Zinc LME futures price the metal that coats steel to stop it from rusting, a process called galvanizing. The London Metal Exchange contract covers 25 tonnes of special high grade zinc and is one of the exchange's most liquid base metal markets.

Key Takeaways

  • Zinc LME futures are 25-tonne contracts of special high grade zinc, 99.995 percent pure.
  • About half of all zinc goes into galvanizing steel to prevent corrosion.
  • Zinc demand is tied to construction and infrastructure steel use.
  • The LME prices zinc in US dollars per tonne with physical warehouse delivery.

Key Takeaways

  • Zinc LME futures are 25-tonne contracts of special high grade zinc, 99.995 percent pure.
  • About half of all zinc goes into galvanizing steel to prevent corrosion.
  • Zinc demand is tied to construction and infrastructure steel use.
  • The LME prices zinc in US dollars per tonne with physical warehouse delivery.

What Zinc LME Futures Are

The London Metal Exchange (LME) lists the global benchmark zinc contract, used by miners, smelters, galvanizers, and traders. The deliverable grade is special high grade zinc, a minimum purity of 99.995 percent, and the standard lot is 25 tonnes.

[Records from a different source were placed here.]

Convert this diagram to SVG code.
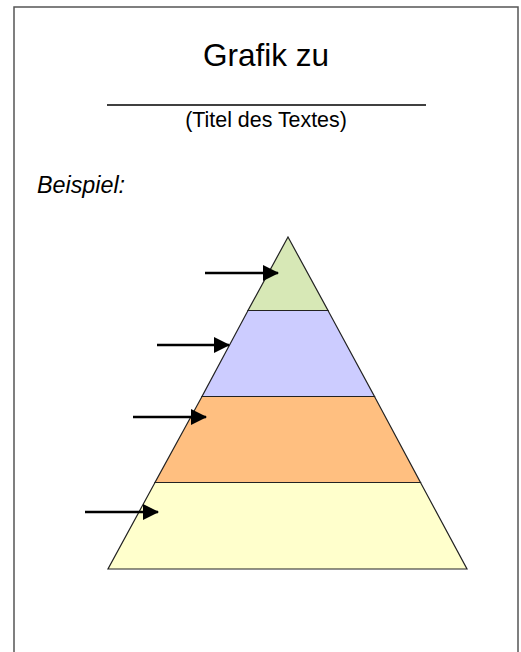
<svg xmlns="http://www.w3.org/2000/svg" width="521" height="652" viewBox="0 0 521 652">
<style>
.t{font-family:"Liberation Sans",Arial,sans-serif;fill:#000}
.lay{stroke:#222;stroke-width:1.2;stroke-linejoin:miter}
.arr{stroke:#000;stroke-width:2.6;fill:none}
</style>
<defs>
<marker id="ah" markerUnits="userSpaceOnUse" markerWidth="16" markerHeight="16" viewBox="0 0 16 16" refX="15" refY="8" orient="auto">
<path d="M0,0 L16,8 L0,16 Z" fill="#000"/>
</marker>
</defs>
<rect x="0" y="0" width="521" height="652" fill="#fff"/>
<rect id="frame" x="14" y="7" width="504" height="700" fill="none" stroke="#555" stroke-width="1.5"/>
<g id="header">
<text class="t" x="266" y="66" font-size="31.5" text-anchor="middle">Grafik zu</text>
<line x1="107" y1="105" x2="426" y2="105" stroke="#000" stroke-width="1.5"/>
<text class="t" x="266" y="127" font-size="21.4" text-anchor="middle">(Titel des Textes)</text>
<text class="t" x="37" y="193" font-size="23.3" font-style="italic">Beispiel:</text>
</g>
<g id="level1"><polygon class="lay" points="288,237 328,310.5 248,310.5" fill="#D7E8B6"/></g>
<g id="level2"><polygon class="lay" points="248,310.5 328,310.5 374.5,396.5 202,396.5" fill="#CCCCFF"/></g>
<g id="level3"><polygon class="lay" points="202,396.5 374.5,396.5 420.5,482.5 155,482.5" fill="#FFBF80"/></g>
<g id="level4"><polygon class="lay" points="155,482.5 420.5,482.5 467,569 108,569" fill="#FFFFCC"/></g>
<g id="connectors">
<line class="arr" x1="205" y1="273" x2="278" y2="273" marker-end="url(#ah)"/>
<line class="arr" x1="157" y1="345" x2="229" y2="345" marker-end="url(#ah)"/>
<line class="arr" x1="133" y1="417" x2="206" y2="417" marker-end="url(#ah)"/>
<line class="arr" x1="85" y1="512" x2="158" y2="512" marker-end="url(#ah)"/>
</g>
</svg>
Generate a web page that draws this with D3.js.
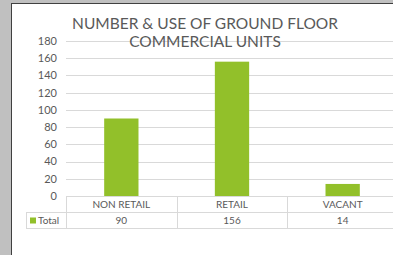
<!DOCTYPE html>
<html>
<head>
<meta charset="utf-8">
<script src="https://cdn.jsdelivr.net/npm/d3@7"></script>
<style>
  html, body { margin: 0; padding: 0; background: #c0c0c0; overflow: hidden; }
  svg { display: block; }
  text { font-family: Lato, "Open Sans", sans-serif; fill: #595959; }
</style>
</head>
<body>
<div id="chart"></div>
<script>
const categories = ['NON RETAIL', 'RETAIL', 'VACANT'];
const totals = [90, 156, 14];
const yTicks = [0, 20, 40, 60, 80, 100, 120, 140, 160, 180];
const titleLines = ['NUMBER & USE OF GROUND FLOOR', 'COMMERCIAL UNITS'];
const seriesName = 'Total';

const width = 393, height = 255;
const plot = {left: 66, right: 398, top: 41, bottom: 196};
const rowH = 16;
const green = '#92c02a';
const grid = '#d9d9d9';

const svg = d3.select('#chart').append('svg')
    .attr('width', width)
    .attr('height', height);

// chart panel
svg.append('rect')
    .attr('x', 11.5).attr('y', 3.5)
    .attr('width', width).attr('height', height)
    .style('fill', '#fff')
    .style('stroke', '#404040');

const y = d3.scaleLinear().domain([0, 180]).range([plot.bottom, plot.top]);
const cols = d3.scaleBand().domain(categories).range([plot.left, plot.right]);
const x = d3.scaleBand().domain(categories).range([plot.left, plot.right])
    .paddingInner(0.69).paddingOuter(0.345);

// gridlines
svg.append('g').selectAll('line')
    .data(yTicks.slice(1))
    .join('line')
    .attr('x1', plot.left).attr('x2', plot.right)
    .attr('y1', d => Math.round(y(d)) + 0.5).attr('y2', d => Math.round(y(d)) + 0.5)
    .style('stroke', grid);

// y axis labels
svg.append('g').selectAll('text')
    .data(yTicks)
    .join('text')
    .attr('x', 57).attr('y', d => y(d))
    .attr('dy', '0.35em')
    .attr('text-anchor', 'end')
    .style('font-size', '11px')
    .text(d => d);

// bars
svg.append('g').selectAll('rect')
    .data(categories)
    .join('rect')
    .attr('x', d => x(d))
    .attr('width', x.bandwidth())
    .attr('y', (d, i) => y(totals[i]))
    .attr('height', (d, i) => y(0) - y(totals[i]))
    .style('fill', green);

// title (drawn over the top gridline)
svg.append('g').selectAll('text')
    .data(titleLines)
    .join('text')
    .attr('x', 205)
    .attr('y', (d, i) => 29 + i * 18)
    .attr('text-anchor', 'middle')
    .style('font-size', '15.5px')
    .text(d => d);

// data table
const table = svg.append('g').style('stroke', grid).style('fill', 'none');
const r0 = plot.bottom + 0.5, r1 = r0 + rowH, r2 = r1 + rowH;
table.append('line').attr('x1', plot.left).attr('x2', width).attr('y1', r0).attr('y2', r0);
table.append('line').attr('x1', 26).attr('x2', width).attr('y1', r1).attr('y2', r1);
table.append('line').attr('x1', 26).attr('x2', width).attr('y1', r2).attr('y2', r2);
table.append('line').attr('x1', 26.5).attr('x2', 26.5).attr('y1', r1).attr('y2', r2);
table.selectAll('line.col')
    .data(categories)
    .join('line')
    .attr('class', 'col')
    .attr('x1', d => Math.round(cols(d)) + 0.5).attr('x2', d => Math.round(cols(d)) + 0.5)
    .attr('y1', r0).attr('y2', r2);

svg.append('g').selectAll('text')
    .data(categories)
    .join('text')
    .attr('x', d => cols(d) + cols.bandwidth() / 2)
    .attr('y', r0 + rowH / 2)
    .attr('dy', '0.35em')
    .attr('text-anchor', 'middle')
    .style('font-size', '10px')
    .text(d => d);

svg.append('g').selectAll('text')
    .data(totals)
    .join('text')
    .attr('x', (d, i) => cols(categories[i]) + cols.bandwidth() / 2)
    .attr('y', r1 + rowH / 2)
    .attr('dy', '0.35em')
    .attr('text-anchor', 'middle')
    .style('font-size', '10px')
    .text(d => d);

// legend key in the table
svg.append('rect')
    .attr('x', 30).attr('y', r1 + 5)
    .attr('width', 6).attr('height', 6)
    .style('fill', green);
svg.append('text')
    .attr('x', 38).attr('y', r1 + rowH / 2)
    .attr('dy', '0.35em')
    .style('font-size', '10px')
    .text(seriesName);
</script>
</body>
</html>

Prices are quoted in US dollars per tonne, with physical settlement through the LME warehouse network. The contract trades daily prompt dates out to three months, then weekly dates to six months, and monthly dates further out. It is one of the LME's most liquid base metal contracts.

The Intuition

Most zinc exists to protect steel. A thin zinc coating sacrifices itself to corrosion so the steel underneath stays intact, which is why galvanized steel is used in cars, buildings, bridges, and appliances. Roughly half of zinc demand comes from galvanizing.

That ties zinc closely to steel consumption and, through it, to construction and infrastructure. When building activity is strong, galvanized steel demand rises and pulls zinc with it. Zinc also competes with other coatings and substitutes at the margin, so its price is not a pure proxy for steel.

How It Works

The LME zinc contract is 25 tonnes of special high grade zinc at 99.995 percent minimum purity, quoted in US dollars per tonne. Prompt dates run daily out to three months, weekly from three to six months, and monthly beyond, the LME structure built around physical delivery.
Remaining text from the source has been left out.